→ **Work to do**:
Each line from the top of the listing through the one holding "import * as" should be restated word for word, with nothing added and no pictures.

start Data excerpt

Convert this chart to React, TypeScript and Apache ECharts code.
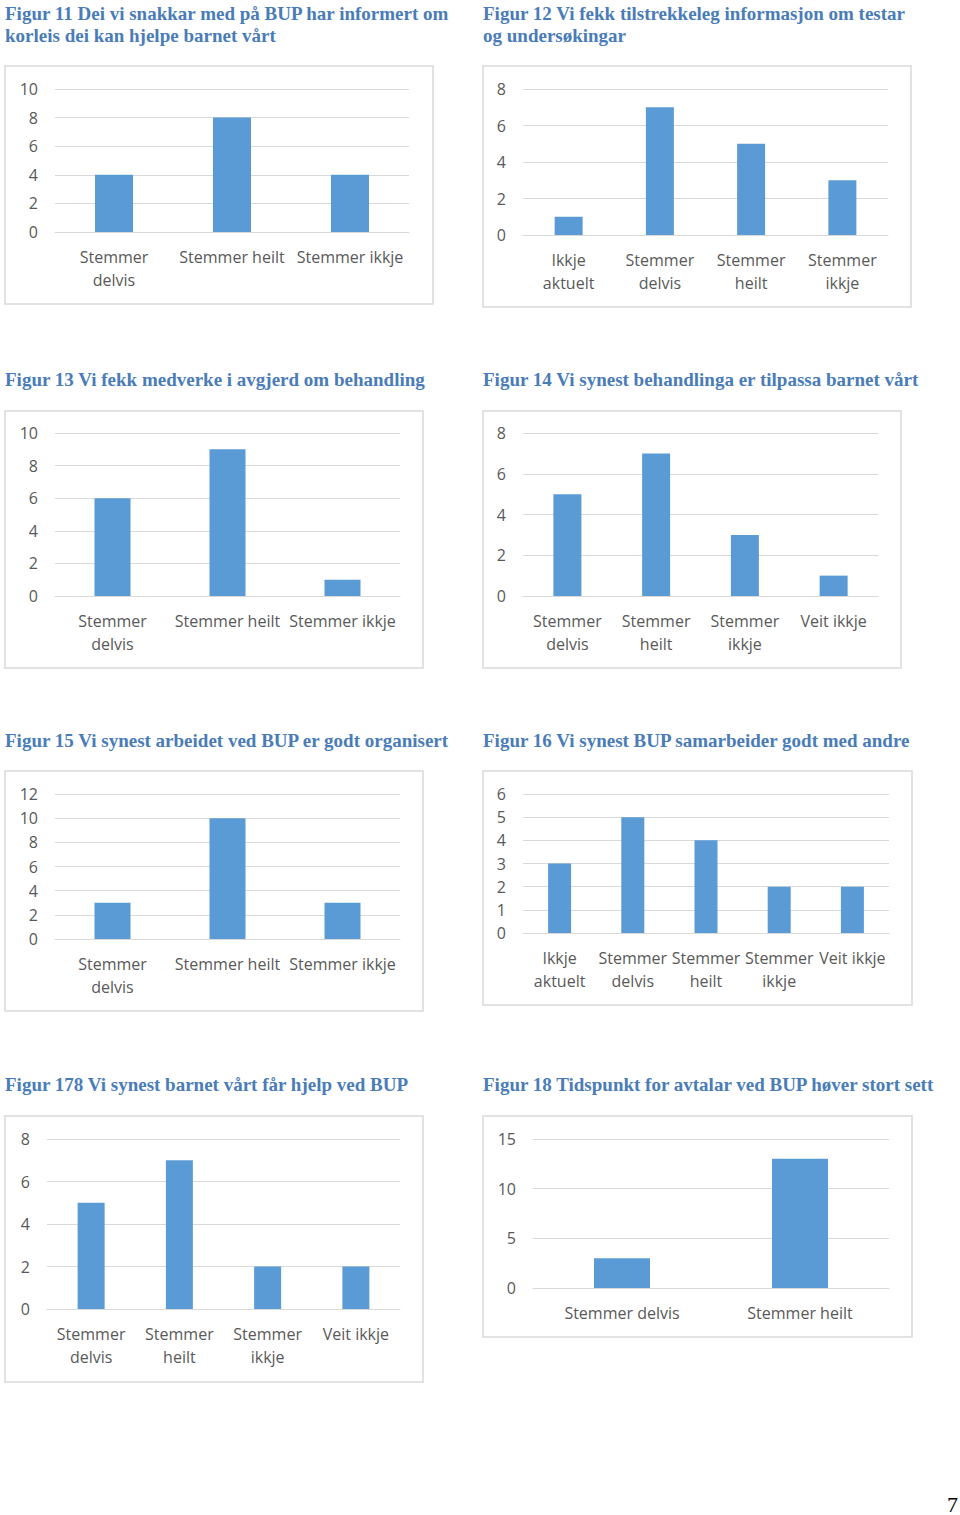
import React, { useEffect, useRef } from "react";
import * as echarts from "echarts";

// ---- data ----
const titles = [
  "Figur 11 Dei vi snakkar med på BUP har informert om\nkorleis dei kan hjelpe barnet vårt",
  "Figur 12 Vi fekk tilstrekkeleg informasjon om testar\nog undersøkingar",
  "Figur 13 Vi fekk medverke i avgjerd om behandling",
  "Figur 14 Vi synest behandlinga er tilpassa barnet vårt",
  "Figur 15 Vi synest arbeidet ved BUP er godt organisert",
  "Figur 16 Vi synest BUP samarbeider godt med andre",
  "Figur 178 Vi synest barnet vårt får hjelp ved BUP",
  "Figur 18 Tidspunkt for avtalar ved BUP høver stort sett",
];

const cats11 = ["Stemmer\ndelvis", "Stemmer heilt", "Stemmer ikkje"];
const vals11 = [4, 8, 4];
const cats12 = ["Ikkje\naktuelt", "Stemmer\ndelvis", "Stemmer\nheilt", "Stemmer\nikkje"];
const vals12 = [1, 7, 5, 3];
const cats13 = ["Stemmer\ndelvis", "Stemmer heilt", "Stemmer ikkje"];
const vals13 = [6, 9, 1];
const cats14 = ["Stemmer\ndelvis", "Stemmer\nheilt", "Stemmer\nikkje", "Veit ikkje"];
const vals14 = [5, 7, 3, 1];
const cats15 = ["Stemmer\ndelvis", "Stemmer heilt", "Stemmer ikkje"];
const vals15 = [3, 10, 3];
const cats16 = ["Ikkje\naktuelt", "Stemmer\ndelvis", "Stemmer\nheilt", "Stemmer\nikkje", "Veit ikkje"];
const vals16 = [3, 5, 4, 2, 2];
const cats17 = ["Stemmer\ndelvis", "Stemmer\nheilt", "Stemmer\nikkje", "Veit ikkje"];
const vals17 = [5, 7, 2, 2];
const cats18 = ["Stemmer delvis", "Stemmer heilt"];
const vals18 = [3, 13];

const axisMax = [10, 8, 10, 8, 12, 6, 8, 15];
const axisStep = [2, 2, 2, 2, 2, 1, 2, 5];
const pageNumber = "7";

const allCats = [cats11, cats12, cats13, cats14, cats15, cats16, cats17, cats18];
const allVals = [vals11, vals12, vals13, vals14, vals15, vals16, vals17, vals18];

// ---- layout ----
const layout = [
  { tx: 5, ty: 2, fx: 5, fy: 66, fw: 428, fh: 238, gl: 55, gt: 89, gw: 354, gh: 143, bw: 38 },
  { tx: 483, ty: 2, fx: 483, fy: 66, fw: 428, fh: 241, gl: 523, gt: 89, gw: 365, gh: 146, bw: 28 },
  { tx: 5, ty: 368, fx: 5, fy: 411, fw: 418, fh: 257, gl: 55, gt: 433, gw: 345, gh: 163, bw: 36 },
  { tx: 483, ty: 368, fx: 483, fy: 411, fw: 418, fh: 257, gl: 523, gt: 433, gw: 355, gh: 163, bw: 28 },
  { tx: 5, ty: 729, fx: 5, fy: 771, fw: 418, fh: 240, gl: 55, gt: 794, gw: 345, gh: 145, bw: 36 },
  { tx: 483, ty: 729, fx: 483, fy: 771, fw: 429, fh: 234, gl: 523, gt: 794, gw: 366, gh: 139, bw: 23 },
  { tx: 5, ty: 1073, fx: 5, fy: 1116, fw: 418, fh: 266, gl: 47, gt: 1139, gw: 353, gh: 170, bw: 27 },
  { tx: 483, ty: 1073, fx: 483, fy: 1116, fw: 429, fh: 221, gl: 533, gt: 1139, gw: 356, gh: 149, bw: 56 },
];

const TITLE_COLOR = "#4a7cb8";
const LABEL_COLOR = "#595959";
const GRID_COLOR = "#d9d9d9";
const BAR_COLOR = "#5B9BD5";
const LABEL_FONT = "'Open Sans', 'Noto Sans', sans-serif";

export default function App() {
  const ref = useRef<HTMLDivElement>(null);

  useEffect(() => {
    if (!ref.current) return;
    const chart = echarts.init(ref.current, undefined, { renderer: "svg" });

    const option: any = {
      animation: false,
      backgroundColor: "#ffffff",
      title: titles.map((t, i) => ({
        text: t,
        left: layout[i].tx,
        top: layout[i].ty,
        padding: 0,
        textStyle: {
          fontFamily: "'Liberation Serif', 'Times New Roman', serif",
          fontWeight: "bold",
          fontSize: 19,
          lineHeight: 22,
          color: TITLE_COLOR,
        },
      })),
      grid: layout.map((l) => ({
        left: l.gl,
        top: l.gt,
        width: l.gw,
        height: l.gh,
        containLabel: false,
      })),
      xAxis: allCats.map((c, i) => ({
        type: "category",
        gridIndex: i,
        data: c,
        axisLine: { show: true, lineStyle: { color: GRID_COLOR, width: 1 } },
        axisTick: { show: false },
        axisLabel: {
          interval: 0,
          margin: 13,
          color: LABEL_COLOR,
          fontFamily: LABEL_FONT,
          fontSize: 16,
          lineHeight: 23,
        },
      })),
      yAxis: axisMax.map((m, i) => ({
        type: "value",
        gridIndex: i,
        min: 0,
        max: m,
        interval: axisStep[i],
        axisLine: { show: false },
        axisTick: { show: false },
        splitLine: { show: true, lineStyle: { color: GRID_COLOR, width: 1 } },
        axisLabel: {
          margin: 17,
          color: LABEL_COLOR,
          fontFamily: LABEL_FONT,
          fontSize: 16,
        },
      })),
      series: allVals.map((v, i) => ({
        type: "bar",
        xAxisIndex: i,
        yAxisIndex: i,
        data: v,
        barWidth: layout[i].bw,
        itemStyle: { color: BAR_COLOR },
      })),
      graphic: [
        ...layout.map((l) => ({
          type: "rect",
          z: -10,
          shape: { x: l.fx, y: l.fy, width: l.fw, height: l.fh },
          style: { fill: "none", stroke: GRID_COLOR, lineWidth: 1.5 },
          silent: true,
        })),
        {
          type: "text",
          x: 947,
          y: 1493,
          style: {
            text: pageNumber,
            font: "22px 'Liberation Serif', serif",
            fill: "#000000",
          },
        },
      ],
    };

    chart.setOption(option);
    return () => chart.dispose();
  }, []);

  return (
    <div
      ref={ref}
      style={{ position: "absolute", left: 0, top: 0, width: 960, height: 1515 }}
    />
  );
}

end Data excerpt

→ **Answer for this exercise**:
Convert this chart to React, TypeScript and Apache ECharts code.
import React, { useEffect, useRef } from "react";
import * as echarts from "echarts";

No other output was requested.